Return a new graph with only edges above the threshold.

Parameters:

  • threshold

    (float, default: 0.5 ) –

    Minimum confidence score to include.

Returns:

  • 'GeneratedGraph'

    New GeneratedGraph with filtered edges.

get_adjacency_matrix

get_adjacency_matrix() -> List[List[float]]

Convert edges to an adjacency matrix.

Creates a square matrix where entry (i,j) represents the confidence that variable i causes variable j.

Returns:

  • List[List[float]]

    Square matrix of confidence scores.

get_edge_list

get_edge_list() -> List[tuple[str, str, float]]

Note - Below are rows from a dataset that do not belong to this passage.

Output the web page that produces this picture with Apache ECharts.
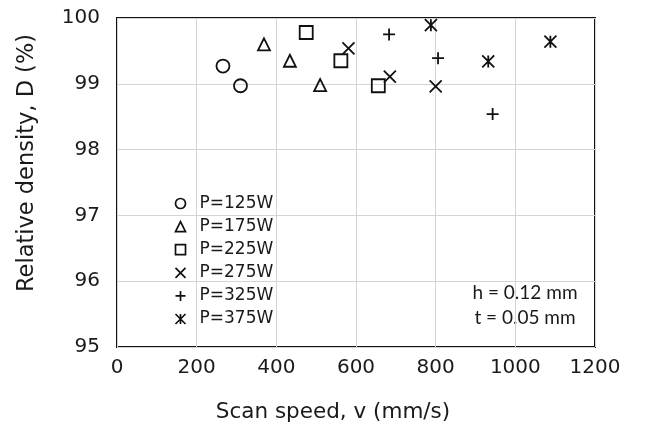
<!DOCTYPE html>
<html>
<head>
<meta charset="utf-8">
<script src="https://cdn.jsdelivr.net/npm/echarts@6/dist/echarts.min.js"></script>
<style>
  html, body { margin: 0; padding: 0; background: #fff; }
  #chart { width: 646px; height: 433px; }
</style>
</head>
<body>
<div id="chart"></div>
<script>
// Relative density versus scan speed for six laser powers
const powerLabels = ['P=125W', 'P=175W', 'P=225W', 'P=275W', 'P=325W', 'P=375W'];

const speedP125 = [266, 310];
const densityP125 = [99.27, 98.97];

const speedP175 = [369, 434, 510];
const densityP175 = [99.60, 99.35, 98.98];

const speedP225 = [475, 562, 656];
const densityP225 = [99.78, 99.35, 98.97];

const speedP275 = [581, 685, 800];
const densityP275 = [99.54, 99.11, 98.96];

const speedP325 = [683, 806, 943];
const densityP325 = [99.75, 99.39, 98.54];

const speedP375 = [788, 932, 1088];
const densityP375 = [99.89, 99.34, 99.64];

const xTicks = [0, 200, 400, 600, 800, 1000, 1200];
const yTicks = [95, 96, 97, 98, 99, 100];

const speeds = [speedP125, speedP175, speedP225, speedP275, speedP325, speedP375];
const densities = [densityP125, densityP175, densityP225, densityP275, densityP325, densityP375];

const markers = [
  { symbol: 'circle', size: 13 },
  { symbol: 'triangle', size: 12 },
  { symbol: 'rect', size: 13 },
  { symbol: 'path://M0,0L10,10M10,0L0,10', size: 12 },
  { symbol: 'path://M5,0L5,10M0,5L10,5', size: 12 },
  { symbol: 'path://M0,0L10,10M10,0L0,10M5,0L5,10', size: 12 }
];

const series = powerLabels.map((name, i) => ({
  name: name,
  type: 'scatter',
  symbol: markers[i].symbol,
  symbolSize: markers[i].size,
  itemStyle: { color: 'none', borderColor: '#111', borderWidth: 1.8, opacity: 1 },
  emphasis: { disabled: true },
  data: speeds[i].map((v, k) => [v, densities[i][k]])
}));

const tickFont = 'DejaVu Sans, Verdana, sans-serif';

const chart = echarts.init(document.getElementById('chart'), null, { renderer: 'canvas' });
chart.setOption({
  animation: false,
  backgroundColor: '#ffffff',
  grid: {
    left: 117, right: 51, top: 18, bottom: 86,
    show: true, borderColor: '#111', borderWidth: 2, backgroundColor: 'transparent'
  },
  xAxis: {
    type: 'value',
    min: xTicks[0], max: xTicks[xTicks.length - 1], interval: 200,
    axisLine: { show: false },
    axisTick: { show: false },
    splitLine: { show: true, lineStyle: { color: '#d4d4d4', width: 1 } },
    axisLabel: {
      color: '#1a1a1a', fontFamily: tickFont, fontSize: 20, margin: 11,
      formatter: (v) => String(v)
    }
  },
  yAxis: {
    type: 'value',
    min: yTicks[0], max: yTicks[yTicks.length - 1], interval: 1,
    axisLine: { show: false },
    axisTick: { show: false },
    splitLine: { show: true, lineStyle: { color: '#d4d4d4', width: 1 } },
    axisLabel: {
      color: '#1a1a1a', fontFamily: tickFont, fontSize: 20, margin: 17,
      formatter: (v) => String(v)
    }
  },
  legend: {
    orient: 'vertical',
    left: 168, top: 190,
    itemWidth: 10, itemHeight: 10,
    itemGap: 6.1,
    selectedMode: false,
    data: powerLabels,
    itemStyle: { borderWidth: 1.7, borderColor: '#111', color: 'none' },
    textStyle: { color: '#1a1a1a', fontFamily: tickFont, fontSize: 17, padding: [0, 0, 0, 9] }
  },
  graphic: [
    {
      type: 'text', x: 333, y: 412,
      style: {
        text: 'Scan speed, v (mm/s)',
        textAlign: 'center', textVerticalAlign: 'middle',
        fill: '#1a1a1a', font: '21.5px DejaVu Sans'
      }
    },
    {
      type: 'text', rotation: Math.PI / 2, x: 27.5, y: 163,
      style: {
        text: 'Relative density, D (%)',
        textAlign: 'center', textVerticalAlign: 'middle',
        fill: '#1a1a1a', font: '22.5px DejaVu Sans'
      }
    },
    {
      type: 'text', x: 525, y: 293,
      style: {
        text: 'h = 0.12 mm', textAlign: 'center', textVerticalAlign: 'middle',
        fill: '#1a1a1a', font: '19px Lato'
      }
    },
    {
      type: 'text', x: 525, y: 318,
      style: {
        text: 't = 0.05 mm', textAlign: 'center', textVerticalAlign: 'middle',
        fill: '#1a1a1a', font: '19px Lato'
      }
    }
  ],
  series: series
});
</script>
</body>
</html>
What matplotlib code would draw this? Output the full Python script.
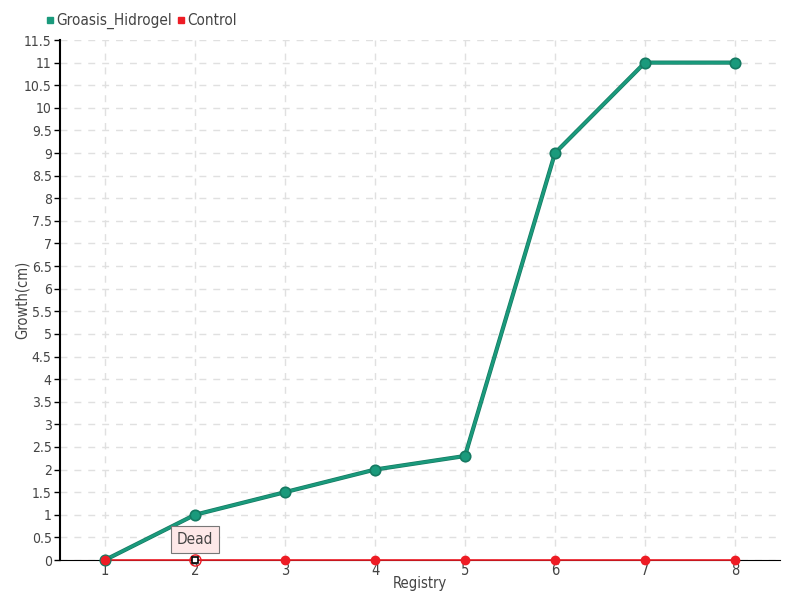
import matplotlib
matplotlib.use("Agg")
import matplotlib.pyplot as plt
from matplotlib import font_manager
from matplotlib.lines import Line2D

registry = [1, 2, 3, 4, 5, 6, 7, 8]
groasis = [0, 1, 1.5, 2, 2.3, 9, 11, 11]
control = [0, 0, 0, 0, 0, 0, 0, 0]
dead_index = 1
y_ticks = [i * 0.5 for i in range(24)]
y_labels = ["0", "0.5", "1", "1.5", "2", "2.5", "3", "3.5", "4", "4.5", "5", "5.5", "6", "6.5",
            "7", "7.5", "8", "8.5", "9", "9.5", "10", "10.5", "11", "11.5"]

cond = [f for f in font_manager.fontManager.ttflist if f.stretch in ("condensed", "semi-condensed", 700, 600) or "Condensed" in f.fname or "Narrow" in f.fname]
fam = cond[0].name if cond else "DejaVu Sans"
plt.rcParams["font.family"] = [fam, "DejaVu Sans"]
plt.rcParams["font.stretch"] = "condensed"

green = "#1a9a7c"
green_dark = "#157a62"
red = "#ee1c25"
txt = "#444444"

fig = plt.figure(figsize=(8, 6), dpi=100)
ax = fig.add_axes([60 / 800, 40 / 600, 720 / 800, 520 / 600])

ax.plot(registry, control, color=red, lw=1.2, zorder=3, clip_on=False)
mk = [i for i in range(len(registry)) if i != dead_index]
ax.plot([registry[i] for i in mk], [control[i] for i in mk], ls="none", marker="o",
        ms=6, color=red, markeredgecolor=red, zorder=8, clip_on=False)
ax.plot([registry[dead_index]], [control[dead_index]], ls="none", marker="s", ms=5,
        markerfacecolor="white", markeredgecolor="black", markeredgewidth=1.2, zorder=9,
        clip_on=False)
ax.plot([registry[dead_index]], [control[dead_index]], ls="none", marker="o", ms=8,
        markerfacecolor="none", markeredgecolor=red, markeredgewidth=1, zorder=8, clip_on=False)

ax.plot(registry, groasis, color=green_dark, lw=3, zorder=5, solid_capstyle="round", clip_on=False)
ax.plot(registry, groasis, color=green, lw=2, zorder=6, solid_capstyle="round", clip_on=False)
ax.plot(registry, groasis, ls="none", marker="o", ms=7.5, color=green,
        markeredgecolor=green_dark, markeredgewidth=1.2, zorder=7, clip_on=False)

ax.annotate("Dead", xy=(registry[dead_index], control[dead_index]), xytext=(0, 15),
            textcoords="offset points", ha="center", va="center", fontsize=11, color=txt,
            bbox=dict(boxstyle="square,pad=0.4", fc="#fde8e8", ec="#777777", lw=0.8),
            zorder=10)

ax.set_xlim(0.5, 8.5)
ax.set_ylim(0, 11.5)
ax.set_xticks(registry)
ax.set_xticklabels([str(r) for r in registry], fontsize=10.5, color=txt)
ax.set_yticks(y_ticks)
ax.set_yticklabels(y_labels, fontsize=10, color=txt)
ax.tick_params(axis="y", length=4, width=1, color="black", pad=2)
ax.tick_params(axis="x", length=0, pad=2)
ax.grid(True, ls=(0, (5, 5)), color="#e0e0e0", lw=1)
ax.set_axisbelow(True)
for s in ["top", "right"]:
    ax.spines[s].set_visible(False)
ax.spines["left"].set_color("black")
ax.spines["left"].set_linewidth(1.5)
ax.spines["bottom"].set_color("black")
ax.spines["bottom"].set_linewidth(0.8)

ax.set_xlabel("Registry", fontsize=10.5, color=txt, labelpad=-1)
ax.set_ylabel("Growth(cm)", fontsize=10.5, color=txt)
ax.yaxis.set_label_coords(-30 / 720, 0.5)

handles = [Line2D([], [], ls="none", marker="s", ms=5, color=green),
           Line2D([], [], ls="none", marker="s", ms=5, color=red)]
fig.legend(handles, ["Groasis_Hidrogel", "Control"], loc="upper left",
           bbox_to_anchor=(46 / 800, 1 - 13 / 600), ncol=2, frameon=False, fontsize=11,
           handlelength=0.5, handletextpad=0.2, columnspacing=0.3, labelcolor=txt,
           borderaxespad=0, borderpad=0)

fig.savefig("out.png", dpi=100)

Get edges as a list of tuples.

Returns:

  • List[tuple[str, str, float]]

    List of (source, target, confidence) tuples.

parse_graph_response

parse_graph_response(
    response_text: str, variables: List[str], output_format: str = "edge_list"
) -> GeneratedGraph

Parse an LLM response into a GeneratedGraph.

Handles JSON extraction from markdown code blocks and parses according to the specified output format.

Parameters:

  • response_text

    (str) –

    Raw text response from the LLM.

  • variables

    (List[str]) –

    List of valid variable names.

  • output_format

    (str, default: 'edge_list' ) –

    Expected format ("edge_list" or "adjacency_matrix").

Returns:

Raises:

  • ValueError

    If JSON parsing fails or format is invalid.